Unlike Mead, Goffman sees the self as located within the social act and did not emphasize what the interaction might have meant to the social actor - how it might have altered his sense of significant symbols. Instead, Goffman was concerned with how convincing the performance was to one's audience. In the Presentation of Self in Everyday Life, Goffman draws on the dramaturgical perspective to illustrate how social reality is formed through interactions and performances. Our ability to carry off a convincing performance, to make people believe that we are who we say we are, we mean what we intend, and that the definition of the situation is what we have claimed by implication, is the means to our impressing ourselves and others (Lemert 1997). These performances are vulnerable to interruption although most of us give convincing performances. The success of our performance depends on the tactful interaction between us and our co-actors or audience. To prevent embarrassment and the disruption of the social process, we often engage in what Goffman referred to as impression management. This refers to the way that we supervise our own performances to avoid being interrupted. If we say or do something unsuitable to our performance, we may seek to redeem ourselves quickly by saying or doing something to re-harmonize it.

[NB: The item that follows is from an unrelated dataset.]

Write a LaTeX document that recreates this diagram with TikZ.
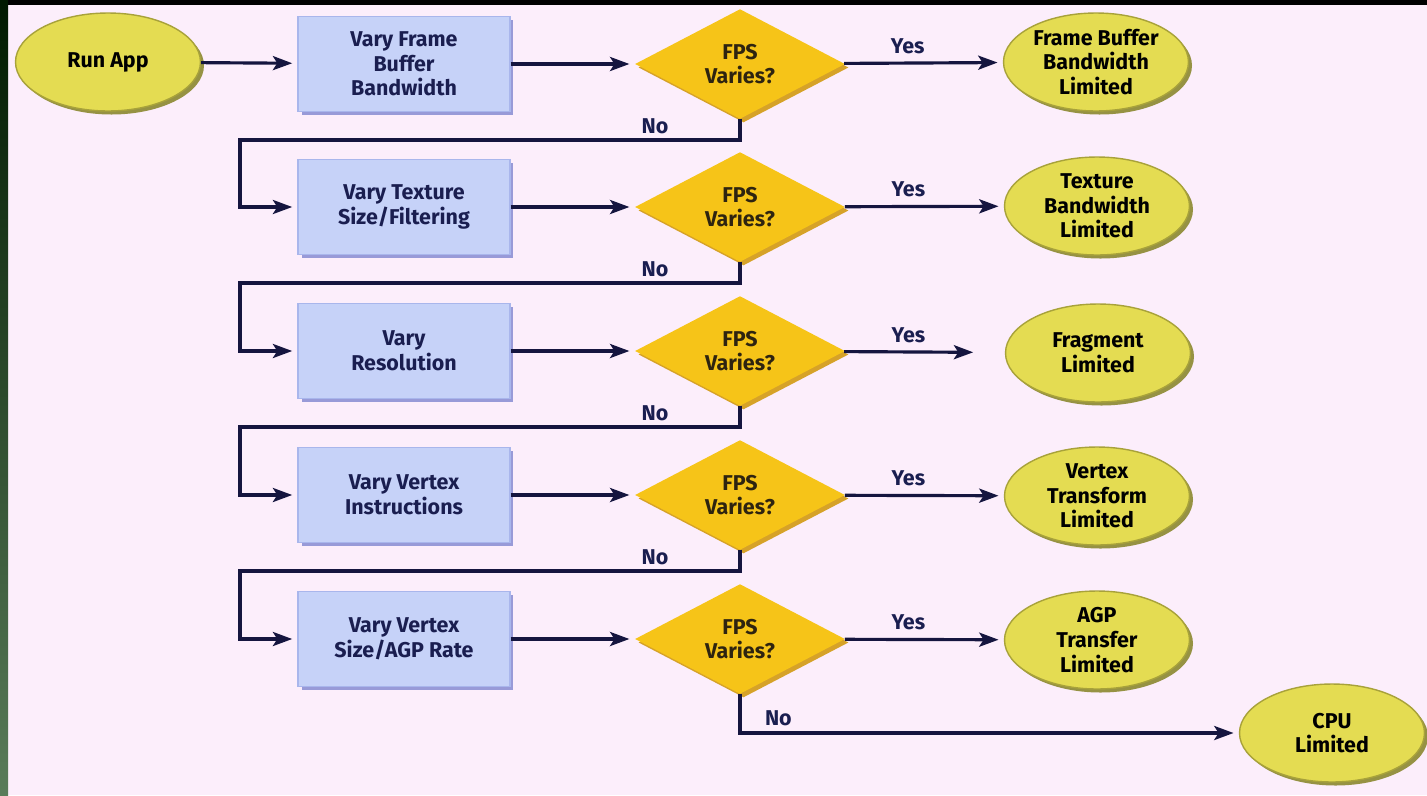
\documentclass[tikz,border=0pt]{standalone}
\usepackage{fontspec}
\setmainfont{Fira Sans}
\usetikzlibrary{shapes.geometric,shadows,arrows.meta}

\definecolor{bgpink}{HTML}{FCEEFB}
\definecolor{boxblue}{HTML}{C6D2F8}
\definecolor{boxedge}{HTML}{A9B6EC}
\definecolor{boxshadow}{HTML}{7F86D0}
\definecolor{endyellow}{HTML}{E4DC52}
\definecolor{endedge}{HTML}{A8A23A}
\definecolor{endshadow}{HTML}{8C8830}
\definecolor{testgold}{HTML}{F6C418}
\definecolor{testshadow}{HTML}{D29A12}
\definecolor{linenavy}{HTML}{15153F}
\definecolor{textnavy}{HTML}{1A1E50}
\definecolor{textbrown}{HTML}{2E2410}

\tikzset{
  stepbox/.style={rectangle, fill=boxblue, draw=boxedge, line width=0.6pt,
    minimum width=4.24cm, minimum height=1.9cm, align=center, text=textnavy,
    drop shadow={shadow xshift=2pt, shadow yshift=-2pt, fill=boxshadow, opacity=0.8}},
  endpoint/.style={ellipse, fill=endyellow, draw=endedge, line width=0.8pt,
    minimum width=3.7cm, minimum height=1.96cm, inner sep=0pt, align=center, text=black,
    drop shadow={shadow xshift=2pt, shadow yshift=-2pt, fill=endshadow, opacity=0.9}},
  test/.style={diamond, fill=testgold, minimum width=4.2cm, minimum height=2cm,
    inner sep=0pt, align=center, text=textbrown,
    drop shadow={shadow xshift=2pt, shadow yshift=-2pt, fill=testshadow, opacity=0.9}},
  flow/.style={-{Stealth[length=11pt,width=8pt,inset=2.5pt]}, line width=1.8pt,
    draw=linenavy, shorten >=3pt},
  lab/.style={text=textnavy}
}

\begin{document}
\begin{tikzpicture}[x=0.02cm, y=-0.02cm, font=\bfseries\fontsize{12.2}{14}\selectfont]
  \useasboundingbox (0,0) rectangle (1427,795);
  % 背景
  \fill[bgpink] (0,0) rectangle (1427,795);
  \fill[black] (0,0) rectangle (1427,5);
  \shade[top color=black!90!green, bottom color=black!55!green!30!gray] (0,0) rectangle (8,795);
  % 起点
  \node[endpoint] (run) at (108,62) {Run App};
  % 各项测试（方框）
  \node[stepbox] (vary1) at (404,64) {Vary Frame\\Buffer\\Bandwidth};
  \node[stepbox] (vary2) at (404,207) {Vary Texture\\Size/Filtering};
  \node[stepbox] (vary3) at (404,351) {Vary\\Resolution};
  \node[stepbox] (vary4) at (404,495) {Vary Vertex\\Instructions};
  \node[stepbox] (vary5) at (404,639) {Vary Vertex\\Size/AGP Rate};
  % 判断（菱形）
  \foreach \i/\y in {1/64,2/207,3/351,4/495,5/639}{
    \node[test] (fps\i) at (740,\y) {FPS\\Varies?};
    \coordinate (turn\i) at (240,\y+76);
  }
  % 结论（椭圆）
  \node[endpoint] (res1) at (1096,62) {Frame Buffer\\Bandwidth\\Limited};
  \node[endpoint] (res2) at (1097,206) {Texture\\Bandwidth\\Limited};
  \node[endpoint] (res3) at (1098,353) {Fragment\\Limited};
  \node[endpoint] (res4) at (1097,496) {Vertex\\Transform\\Limited};
  \node[endpoint] (res5) at (1097,640) {AGP\\Transfer\\Limited};
  \node[endpoint] (cpu) at (1332,733) {CPU\\Limited};
  % 连线
  \draw[flow] (run) -- (vary1);
  \foreach \i/\s in {1/3pt,2/3pt,3/18pt,4/3pt,5/3pt}{
    \draw[flow] (vary\i) -- (fps\i);
    \draw[flow, shorten >=\s] (fps\i) -- node[lab, above=1pt, pos=0.4]{Yes} (res\i);
  }
  \foreach \i/\j in {1/2,2/3,3/4,4/5}{
    \draw[flow] (fps\i.south) |- node[lab, above=-1pt, pos=0.585]{No} (turn\i) |- (vary\j.west);
  }
  \draw[flow] (fps5.south) |- node[lab, above right, xshift=10pt, pos=0.5]{No} (cpu);
\end{tikzpicture}
\end{document}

Another one of Goffman's concepts, role distance, refers to the actions that someone takes to convey the detachment from a role that the person is performing. This may be related to a certain status, such that the actor believes the certain task is beneath them and may seek to renew their sense of dignity through the display of disinterest. For example, a student in a class may roll her eyes to a classmate, indicating disinterest and detachment from the lecture being given. The performances that we give in most contexts exist on two planes, the front stage and back stage. The front stage is where the performance we are giving is taking place. Performances take place in the setting of their nature: a classroom for a lecture, a doctor's office for a check-up. In the front stage with us is our personal arsenal of props or tools that we may need in order for our performance to be successful. This is also where we keep secret from our audience the length of time it may have taken us to prepare for the performance and the worries or pleasures involved. The back stage is where we keep the information that we have suppressed in the front stage. Our audience is not supposed to be privy to this information. In the case that our professor overhears a secret conversation with a friend on our disdain for the lecture given, the back stage has been breached and impression management is challenged.

Goffman believed that some performances exist within recognizable frames. These frames help us answer the question, "What is it that is going on here?" Through frame analysis, we are able to distinguish under which circumstances things are real. Here, Goffman emphasizes the importance of ritual and its role in the maintenance of social reality. We may frame an activity as a hobby or an occupation. How we relate to others depends on how we frame things. Our primary frames are social or natural activities. For example, any forms of talk can be keyed as sarcasm or taken literally. What matters more in frame analysis is how our audience interprets the interaction. Each of us must be equipped with the information needed to unlock the key frame in order to understand what is going on in the performance we are involved in. We do this by referring back to the primary frame, our frame of reference, and using it as a mechanism of comparison. For example, we may key certain animals as pets, family, or food, each compared against the other (Lemert 1997).